Support Surfaces that Do it All
With the countless preventative and therapeutic support surfaces on the market, what are providers and clinicians to do? There are different mediums, configurations and forms to choose from, not to mention different therapies. In order to address the risk factors and needs of home care patients, providers often find themselves perplexed with too many choices. Which products do clinicians want? What products must I stock? Are the products reimbursed by managed care and do the products have HCPCS codes? What are the allowables? What are the costs? How quickly can I recoup my investment? What kind of maintenance and cleaning is necessary? The list goes on and on.
Consider some of the newer more versatile products when choosing therapeutic support surfaces. Mattress replacement systems that offer all modes of therapy give decision makers a choice while offering flexibility. The following risk factors and clinical needs can be treated with support surface features: pressure, shear, friction, excess moisture, heat build-up, and pulmonary toilet (mobilization of lung secretions). Support surfaces that provide pressure relief in the form of redistribution and alternating pressure, a low friction and shear environment and covering, moisture and heat dissipation from low air loss therapy and kinetic or lateral rotation to reduce pulmonary complications in the acutely il, supply the greatest versatility. These products cover all your clinical bases, offering the most therapy and all the features your customers want and need. These multi-featured mattress replacement support surface products offer the ability to customize the support surface to the individual patient's needs, depending on their condition and risk, thus decreasing your inventory while simultaneously increasing your profits.
Put the Pressure on your Opposition
Want to solidify even more support surface leads? Consider purchasing a pressure mapping system. These high-tech, computerized tools measure interface pressure between patients and surfaces, providing you with a leg up on the competition. Think beyond the days of seating clinics and pressure mapping to the present where providers now can visualize the entire recumbent surface on one mat. Comparing apples to apples is easy as they see the pressure distribution of their body on various surfaces, in living color. As the saying goes, a picture speaks a thousand words.

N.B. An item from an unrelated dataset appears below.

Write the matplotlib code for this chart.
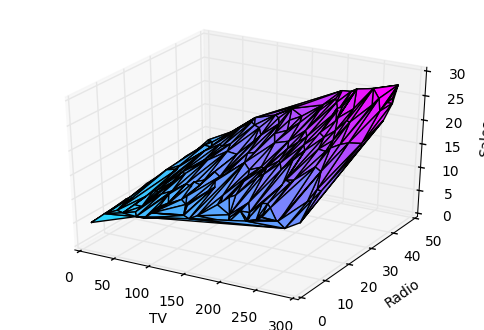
import matplotlib
matplotlib.use('Agg')
import matplotlib.pyplot as plt
from matplotlib import cm

tv = [230.1,44.5,17.2,151.5,180.8,8.7,57.5,120.2,8.6,199.8,66.1,214.7,23.8,97.5,204.1,195.4,67.8,281.4,69.2,147.3,
      218.4,237.4,13.2,228.3,62.3,262.9,142.9,240.1,248.8,70.6,292.9,112.9,97.2,265.6,95.7,290.7,266.9,74.7,43.1,228,
      202.5,177,293.6,206.9,25.1,175.3,89.7,239.9,227.2,66.9,199.8,100.4,216.4,182.6,262.7,198.9,7.3,136.2,210.8,210.7,
      53.5,261.3,239.3,102.7,131.1,69,31.5,139.3,237.4,216.8,199.1,109.8,26.8,129.4,213.4,16.9,27.5,120.5,5.4,116,
      76.4,239.8,75.3,68.4,213.5,193.2,76.3,110.7,88.3,109.8,134.3,28.6,217.7,250.9,107.4,163.3,197.6,184.9,289.7,135.2,
      222.4,296.4,280.2,187.9,238.2,137.9,25,90.4,13.1,255.4,225.8,241.7,175.7,209.6,78.2,75.1,139.2,76.4,125.7,19.4,
      141.3,18.8,224,123.1,229.5,87.2,7.8,80.2,220.3,59.6,0.7,265.2,8.4,219.8,36.9,48.3,25.6,273.7,43,184.9,
      73.4,193.7,220.5,104.6,96.2,140.3,240.1,243.2,38,44.7,280.7,121,197.6,171.3,187.8,4.1,93.9,149.8,11.7,131.7,
      172.5,85.7,188.4,163.5,117.2,234.5,17.9,206.8,215.4,284.3,50,164.5,19.6,168.4,222.4,276.9,248.4,170.2,276.7,165.6,
      156.6,218.5,56.2,287.6,253.8,205,139.5,191.1,286,18.7,39.5,75.5,17.2,166.8,149.7,38.2,94.2,177,283.6,232.1]
radio = [37.8,39.3,45.9,41.3,10.8,48.9,32.8,19.6,2.1,2.6,5.8,24,35.1,7.6,32.9,47.7,36.6,39.6,20.5,23.9,
         27.7,5.1,15.9,16.9,12.6,3.5,29.3,16.7,27.1,16,28.3,17.4,1.5,20,1.4,4.1,43.8,49.4,26.7,37.7,
         22.3,33.4,27.7,8.4,25.7,22.5,9.9,41.5,15.8,11.7,3.1,9.6,41.7,46.2,28.8,49.4,28.1,19.2,49.6,29.5,
         2,42.7,15.5,29.6,42.8,9.3,24.6,14.5,27.5,43.9,30.6,14.3,33,5.7,24.6,43.7,1.6,28.5,29.9,7.7,
         26.7,4.1,20.3,44.5,43,18.4,27.5,40.6,25.5,47.8,4.9,1.5,33.5,36.5,14,31.6,3.5,21,42.3,41.7,
         4.3,36.3,10.1,17.2,34.3,46.4,11,0.3,0.4,26.9,8.2,38,15.4,20.6,46.8,35,14.3,0.8,36.9,16,
         26.8,21.7,2.4,34.6,32.3,11.8,38.9,0,49,12,39.6,2.9,27.2,33.5,38.6,47,39,28.9,25.9,43.9,
         17,35.4,33.2,5.7,14.8,1.9,7.3,49,40.3,25.8,13.9,8.4,23.3,39.7,21.1,11.6,43.5,1.3,36.9,18.4,
         18.1,35.8,18.1,36.8,14.7,3.4,37.6,5.2,23.6,10.6,11.6,20.9,20.1,7.1,3.4,48.9,30.2,7.8,2.3,10,
         2.6,5.4,5.7,43,21.3,45.1,2.1,28.7,13.9,12.1,41.1,10.8,4.1,42,35.6,3.7,4.9,9.3,42,8.6]
sales = [22.1,10.4,9.3,18.5,12.9,7.2,11.8,13.2,4.8,10.6,8.6,17.4,9.2,9.7,19,22.4,12.5,24.4,11.3,14.6,
         18,12.5,5.6,15.5,9.7,12,15,15.9,18.9,10.5,21.4,11.9,9.6,17.4,9.5,12.8,25.4,14.7,10.1,21.5,
         16.6,17.1,20.7,12.9,8.5,14.9,10.6,23.2,14.8,9.7,11.4,10.7,22.6,21.2,20.2,23.7,5.5,13.2,23.8,18.4,
         8.1,24.2,15.7,14,18,9.3,9.5,13.4,18.9,22.3,18.3,12.4,8.8,11,17,8.7,6.9,14.2,5.3,11,
         11.8,12.3,11.3,13.6,21.7,15.2,12,16,12.9,16.7,11.2,7.3,19.4,22.2,11.5,16.9,11.7,15.5,25.4,17.2,
         11.7,23.8,14.8,14.7,20.7,19.2,7.2,8.7,5.3,19.8,13.4,21.8,14.1,15.9,14.6,12.6,12.2,9.4,15.9,6.6,
         15.5,7,11.6,15.2,19.7,10.6,6.6,8.8,24.7,9.7,1.6,12.7,5.7,19.6,10.8,11.6,9.5,20.8,9.6,20.7,
         10.9,19.2,20.1,10.4,11.4,10.3,13.2,25.4,10.9,10.1,16.1,11.6,16.6,19,15.6,3.2,15.3,10.1,7.3,12.9,
         14.4,13.3,14.9,18,11.9,11.9,8,12.2,17.1,15,8.4,14.5,7.6,11.7,11.5,27,20.2,11.7,11.8,12.6,
         10.5,12.2,8.7,26.2,17.6,22.6,10.3,17.3,15.9,6.7,10.8,9.9,5.9,19.6,17.3,7.6,9.7,12.8,25.5,13.4]

x_ticks = [0, 50, 100, 150, 200, 250, 300]
y_ticks = [0, 10, 20, 30, 40, 50]
z_ticks = [0, 5, 10, 15, 20, 25, 30]

plt.style.use('classic')
plt.rcParams['font.size'] = 10

fig = plt.figure(figsize=(4.84, 3.3), dpi=100)
ax = fig.add_axes([0.055, 0.061, 0.895, 0.887], projection='3d')
# old mplot3d stretched a unit cube to the axes, so switch off the square fit
ax.apply_aspect = lambda position=None: None
ax.set_box_aspect((1, 1, 1))
ax.plot_trisurf(tv, radio, sales, cmap=cm.cool, linewidth=1, edgecolor='black')

ax.set_xlim(0, 300, view_margin=0.0245)
ax.set_ylim(0, 50, view_margin=0.0245)
ax.set_zlim(0, 30, view_margin=0.0245)
ax.set_xticks(x_ticks)
ax.set_yticks(y_ticks)
ax.set_zticks(z_ticks)
ax.set_xlabel('TV')
ax.set_ylabel('Radio')
ax.set_zlabel('Sales')

plt.savefig('out.png', dpi=100)
plt.close()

Where do you go from here?
Your referral sources and clinical decision makers may be searching for new answers to their chronic wound care dilemmas. Why not offer some cutting edge products to capture these sales. First objective is to contact the manufacturers and distributors, perhaps getting in touch with them at a trade show such as Medtrade. Often there are special offers, discounts or financing available for show attendees who purchase within a short period of time. Next you will need to incorporate these products into your business plan. Finding those prescribing health care providers, wound care specialists, case managers and physicians, in the acute care facilities and community is of supreme importance for pull-through. Make sure that they know that you and your company offer progressive technologies in wound care. Consider sponsoring a local seminar and inviting referring clinicians. Ask the manufacturers and distributors to help share costs by providing expert speakers, value added giveaways and free trials to kick-off business. Another creative idea is to bundle certain complimentary wound care technologies such as negative pressure therapy and a silver gel to increase outcomes and set yourself apart from your rivals.
Think outside your usual parameters by consulting with a local decision maker, a wound care nurse for example, who can get your finger on the pulse of local trends and needs. Integrating these hot wound care products into your product mix can increase your visibility and your profits. Good luck and good selling.